◆ What the task asks ◆
Transcribe each line of the material as it is, and drop any picture.

◆ Information provided ◆
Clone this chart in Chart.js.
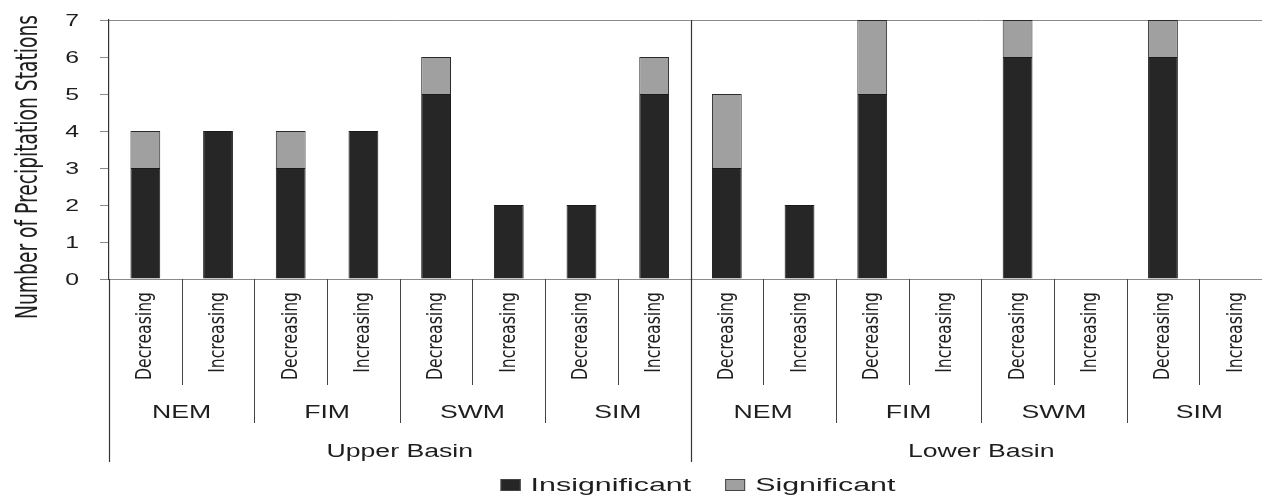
<!DOCTYPE html>
<html>
<head>
<meta charset="utf-8">
<script src="https://cdn.jsdelivr.net/npm/chart.js@4"></script>
<style>
  html, body { margin: 0; padding: 0; background: #fff; overflow: hidden; }
  body { width: 1262px; height: 495px; }
  #c { display: block; }
</style>
</head>
<body>
<canvas id="c" width="1272" height="495"></canvas>
<script>
// ---- data ----
const categories = ['Decreasing','Increasing','Decreasing','Increasing','Decreasing','Increasing','Decreasing','Increasing',
                    'Decreasing','Increasing','Decreasing','Increasing','Decreasing','Increasing','Decreasing','Increasing'];
const seasonLabels = ['NEM','FIM','SWM','SIM','NEM','FIM','SWM','SIM'];
const basinLabels = ['Upper Basin','Lower Basin'];
const insignificant = [3,4,3,4,5,2,2,5, 3,2,5,0,6,0,6,0];
const significant   = [1,0,1,0,1,0,0,1, 2,0,2,0,1,0,1,0];
const yTicks = [0,1,2,3,4,5,6,7];
const yTitle = 'Number of Precipitation Stations';

const SANS = '"DejaVu Sans", sans-serif';
const WIDE = '"Liberation Sans", Arial, sans-serif';
const TEXT = '#1e1e1e';

function stretchedText(ctx, text, x, y, sx, align) {
  ctx.save();
  ctx.translate(x, y);
  ctx.scale(sx, 1);
  ctx.textAlign = align || 'center';
  ctx.textBaseline = 'alphabetic';
  ctx.fillText(text, 0, 0);
  ctx.restore();
}
// vertical text reading bottom-to-top, compressed along its length by sx
function rotatedText(ctx, text, x, y, sx, align) {
  ctx.save();
  ctx.translate(x, y);
  ctx.rotate(-Math.PI / 2);
  ctx.scale(sx, 1);
  ctx.textAlign = align;
  ctx.textBaseline = 'alphabetic';
  ctx.fillText(text, 0, 0);
  ctx.restore();
}

const multiLevel = {
  id: 'multiLevel',
  afterDraw(chart) {
    const ctx = chart.ctx;
    const xs = chart.scales.x;
    const ys = chart.scales.y;
    const area = chart.chartArea;
    const n = categories.length;
    const bound = i => (i <= 0) ? area.left : (i >= n ? area.right : (xs.getPixelForValue(i - 1) + xs.getPixelForValue(i)) / 2);
    ctx.save();

    // separators below the axis
    for (let i = 1; i < n; i++) {
      const bx = Math.round(bound(i)) + 0.5;
      ctx.beginPath();
      if (i % 8 === 0) {
        ctx.strokeStyle = '#333'; ctx.lineWidth = 1.2;
        ctx.moveTo(bx, area.top); ctx.lineTo(bx, 462);
      } else if (i % 2 === 0) {
        ctx.strokeStyle = '#444'; ctx.lineWidth = 1;
        ctx.moveTo(bx, area.bottom); ctx.lineTo(bx, 423);
      } else {
        ctx.strokeStyle = '#444'; ctx.lineWidth = 1;
        ctx.moveTo(bx, area.bottom); ctx.lineTo(bx, 385);
      }
      ctx.stroke();
    }
    ctx.beginPath();
    ctx.strokeStyle = '#333'; ctx.lineWidth = 1.2;
    ctx.moveTo(Math.round(area.left) + 0.5, area.bottom);
    ctx.lineTo(Math.round(area.left) + 0.5, 462);
    ctx.stroke();

    ctx.fillStyle = TEXT;

    // y tick labels (wide look)
    ctx.font = '16px ' + WIDE;
    ys.ticks.forEach(t => {
      const py = ys.getPixelForValue(t.value);
      stretchedText(ctx, String(t.value), 79, py + 5.8, 1.55, 'right');
    });

    // y title (condensed look)
    ctx.font = '30px ' + SANS;
    const tw = ctx.measureText(yTitle).width;
    rotatedText(ctx, yTitle, 37, 167, 304 / tw, 'center');

    // rotated category labels (condensed look)
    ctx.font = '22px ' + SANS;
    const refW = ctx.measureText('Decreasing').width;
    const csx = 88 / refW;
    categories.forEach((c, i) => {
      const px = xs.getPixelForValue(i);
      rotatedText(ctx, c, px + 6, 292, csx, 'right');
    });

    // season & basin labels
    ctx.font = '18px ' + WIDE;
    seasonLabels.forEach((s, g) => {
      const cx = (bound(2 * g) + bound(2 * g + 2)) / 2;
      stretchedText(ctx, s, cx, 418, 1.48);
    });
    basinLabels.forEach((b, k) => {
      const cx = (bound(8 * k) + bound(8 * k + 8)) / 2;
      stretchedText(ctx, b, cx, 457, 1.48);
    });

    // legend
    const sx = 1.6;
    ctx.font = '19px ' + WIDE;
    const ds = chart.data.datasets;
    const boxW = 20, boxH = 12, gapBox = 10, gapItem = 34;
    const widths = ds.map(d => ctx.measureText(d.label).width * sx);
    let total = 0;
    widths.forEach((w, i) => { total += boxW + gapBox + w + (i < widths.length - 1 ? gapItem : 0); });
    let x = 698 - total / 2;
    const ly = 491;
    ds.forEach((d, i) => {
      ctx.fillStyle = d.backgroundColor;
      ctx.fillRect(x, ly - 12, boxW, boxH);
      ctx.strokeStyle = '#444'; ctx.lineWidth = 1;
      ctx.strokeRect(x + 0.5, ly - 11.5, boxW - 1, boxH - 1);
      x += boxW + gapBox;
      ctx.fillStyle = TEXT;
      stretchedText(ctx, d.label, x, ly, sx, 'left');
      x += widths[i] + gapItem;
    });
    ctx.restore();
  }
};

new Chart(document.getElementById('c'), {
  type: 'bar',
  data: {
    labels: categories,
    datasets: [
      { label: 'Insignificant', data: insignificant, backgroundColor: '#262626', borderColor: '#1a1a1a', borderWidth: 1,
        barPercentage: 0.41, categoryPercentage: 1 },
      { label: 'Significant', data: significant, backgroundColor: '#a0a0a0', borderColor: '#2a2a2a', borderWidth: 1,
        barPercentage: 0.41, categoryPercentage: 1 }
    ]
  },
  options: {
    responsive: false,
    devicePixelRatio: 1,
    animation: false,
    layout: { padding: { top: 20, right: 0, bottom: 0, left: 0 } },
    plugins: { legend: { display: false }, tooltip: { enabled: false } },
    scales: {
      x: {
        stacked: true,
        offset: true,
        grid: { display: false },
        border: { display: true, color: '#8a8a8a', width: 1 },
        ticks: { display: false },
        afterFit(scale) { scale.height = 216; scale.paddingLeft = 0; scale.paddingRight = 0; }
      },
      y: {
        stacked: true,
        min: 0, max: 7,
        afterBuildTicks(scale) { scale.ticks = yTicks.map(v => ({ value: v })); },
        grid: {
          drawOnChartArea: true,
          color: ctx => (ctx.tick && ctx.tick.value === 7) ? '#8a8a8a' : 'rgba(0,0,0,0)',
          tickColor: '#8a8a8a',
          tickLength: 9
        },
        border: { display: true, color: '#333', width: 1.2 },
        ticks: { display: false },
        title: { display: false, text: yTitle },
        afterFit(scale) { scale.width = 109; scale.paddingTop = 0; scale.paddingBottom = 0; }
      }
    }
  },
  plugins: [multiLevel]
});
</script>
</body>
</html>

◆ Complete output ◆
Clone this chart in Chart.js.
<!DOCTYPE html>
<html>
<head>
<meta charset="utf-8">
<script src="https://cdn.jsdelivr.net/npm/chart.js@4"></script>
<style>
  html, body { margin: 0; padding: 0; background: #fff; overflow: hidden; }
  body { width: 1262px; height: 495px; }
  #c { display: block; }
</style>
</head>
<body>
<canvas id="c" width="1272" height="495"></canvas>
<script>
// ---- data ----
const categories = ['Decreasing','Increasing','Decreasing','Increasing','Decreasing','Increasing','Decreasing','Increasing',
                    'Decreasing','Increasing','Decreasing','Increasing','Decreasing','Increasing','Decreasing','Increasing'];
const seasonLabels = ['NEM','FIM','SWM','SIM','NEM','FIM','SWM','SIM'];
const basinLabels = ['Upper Basin','Lower Basin'];
const insignificant = [3,4,3,4,5,2,2,5, 3,2,5,0,6,0,6,0];
const significant   = [1,0,1,0,1,0,0,1, 2,0,2,0,1,0,1,0];
const yTicks = [0,1,2,3,4,5,6,7];
const yTitle = 'Number of Precipitation Stations';

const SANS = '"DejaVu Sans", sans-serif';
const WIDE = '"Liberation Sans", Arial, sans-serif';
const TEXT = '#1e1e1e';

function stretchedText(ctx, text, x, y, sx, align) {
  ctx.save();
  ctx.translate(x, y);
  ctx.scale(sx, 1);
  ctx.textAlign = align || 'center';
  ctx.textBaseline = 'alphabetic';
  ctx.fillText(text, 0, 0);
  ctx.restore();
}
// vertical text reading bottom-to-top, compressed along its length by sx
function rotatedText(ctx, text, x, y, sx, align) {
  ctx.save();
  ctx.translate(x, y);
  ctx.rotate(-Math.PI / 2);
  ctx.scale(sx, 1);
  ctx.textAlign = align;
  ctx.textBaseline = 'alphabetic';
  ctx.fillText(text, 0, 0);
  ctx.restore();
}

const multiLevel = {
  id: 'multiLevel',
  afterDraw(chart) {
    const ctx = chart.ctx;
    const xs = chart.scales.x;
    const ys = chart.scales.y;
    const area = chart.chartArea;
    const n = categories.length;
    const bound = i => (i <= 0) ? area.left : (i >= n ? area.right : (xs.getPixelForValue(i - 1) + xs.getPixelForValue(i)) / 2);
    ctx.save();

    // separators below the axis
    for (let i = 1; i < n; i++) {
      const bx = Math.round(bound(i)) + 0.5;
      ctx.beginPath();
      if (i % 8 === 0) {
        ctx.strokeStyle = '#333'; ctx.lineWidth = 1.2;
        ctx.moveTo(bx, area.top); ctx.lineTo(bx, 462);
      } else if (i % 2 === 0) {
        ctx.strokeStyle = '#444'; ctx.lineWidth = 1;
        ctx.moveTo(bx, area.bottom); ctx.lineTo(bx, 423);
      } else {
        ctx.strokeStyle = '#444'; ctx.lineWidth = 1;
        ctx.moveTo(bx, area.bottom); ctx.lineTo(bx, 385);
      }
      ctx.stroke();
    }
    ctx.beginPath();
    ctx.strokeStyle = '#333'; ctx.lineWidth = 1.2;
    ctx.moveTo(Math.round(area.left) + 0.5, area.bottom);
    ctx.lineTo(Math.round(area.left) + 0.5, 462);
    ctx.stroke();

    ctx.fillStyle = TEXT;

    // y tick labels (wide look)
    ctx.font = '16px ' + WIDE;
    ys.ticks.forEach(t => {
      const py = ys.getPixelForValue(t.value);
      stretchedText(ctx, String(t.value), 79, py + 5.8, 1.55, 'right');
    });

    // y title (condensed look)
    ctx.font = '30px ' + SANS;
    const tw = ctx.measureText(yTitle).width;
    rotatedText(ctx, yTitle, 37, 167, 304 / tw, 'center');

    // rotated category labels (condensed look)
    ctx.font = '22px ' + SANS;
    const refW = ctx.measureText('Decreasing').width;
    const csx = 88 / refW;
    categories.forEach((c, i) => {
      const px = xs.getPixelForValue(i);
      rotatedText(ctx, c, px + 6, 292, csx, 'right');
    });

    // season & basin labels
    ctx.font = '18px ' + WIDE;
    seasonLabels.forEach((s, g) => {
      const cx = (bound(2 * g) + bound(2 * g + 2)) / 2;
      stretchedText(ctx, s, cx, 418, 1.48);
    });
    basinLabels.forEach((b, k) => {
      const cx = (bound(8 * k) + bound(8 * k + 8)) / 2;
      stretchedText(ctx, b, cx, 457, 1.48);
    });

    // legend
    const sx = 1.6;
    ctx.font = '19px ' + WIDE;
    const ds = chart.data.datasets;
    const boxW = 20, boxH = 12, gapBox = 10, gapItem = 34;
    const widths = ds.map(d => ctx.measureText(d.label).width * sx);
    let total = 0;
    widths.forEach((w, i) => { total += boxW + gapBox + w + (i < widths.length - 1 ? gapItem : 0); });
    let x = 698 - total / 2;
    const ly = 491;
    ds.forEach((d, i) => {
      ctx.fillStyle = d.backgroundColor;
      ctx.fillRect(x, ly - 12, boxW, boxH);
      ctx.strokeStyle = '#444'; ctx.lineWidth = 1;
      ctx.strokeRect(x + 0.5, ly - 11.5, boxW - 1, boxH - 1);
      x += boxW + gapBox;
      ctx.fillStyle = TEXT;
      stretchedText(ctx, d.label, x, ly, sx, 'left');
      x += widths[i] + gapItem;
    });
    ctx.restore();
  }
};

new Chart(document.getElementById('c'), {
  type: 'bar',
  data: {
    labels: categories,
    datasets: [
      { label: 'Insignificant', data: insignificant, backgroundColor: '#262626', borderColor: '#1a1a1a', borderWidth: 1,
        barPercentage: 0.41, categoryPercentage: 1 },
      { label: 'Significant', data: significant, backgroundColor: '#a0a0a0', borderColor: '#2a2a2a', borderWidth: 1,
        barPercentage: 0.41, categoryPercentage: 1 }
    ]
  },
  options: {
    responsive: false,
    devicePixelRatio: 1,
    animation: false,
    layout: { padding: { top: 20, right: 0, bottom: 0, left: 0 } },
    plugins: { legend: { display: false }, tooltip: { enabled: false } },
    scales: {
      x: {
        stacked: true,
        offset: true,
        grid: { display: false },
        border: { display: true, color: '#8a8a8a', width: 1 },
        ticks: { display: false },
        afterFit(scale) { scale.height = 216; scale.paddingLeft = 0; scale.paddingRight = 0; }
      },
      y: {
        stacked: true,
        min: 0, max: 7,
        afterBuildTicks(scale) { scale.ticks = yTicks.map(v => ({ value: v })); },
        grid: {
          drawOnChartArea: true,
          color: ctx => (ctx.tick && ctx.tick.value === 7) ? '#8a8a8a' : 'rgba(0,0,0,0)',
          tickColor: '#8a8a8a',
          tickLength: 9
        },
        border: { display: true, color: '#333', width: 1.2 },
        ticks: { display: false },
        title: { display: false, text: yTitle },
        afterFit(scale) { scale.width = 109; scale.paddingTop = 0; scale.paddingBottom = 0; }
      }
    }
  },
  plugins: [multiLevel]
});
</script>
</body>
</html>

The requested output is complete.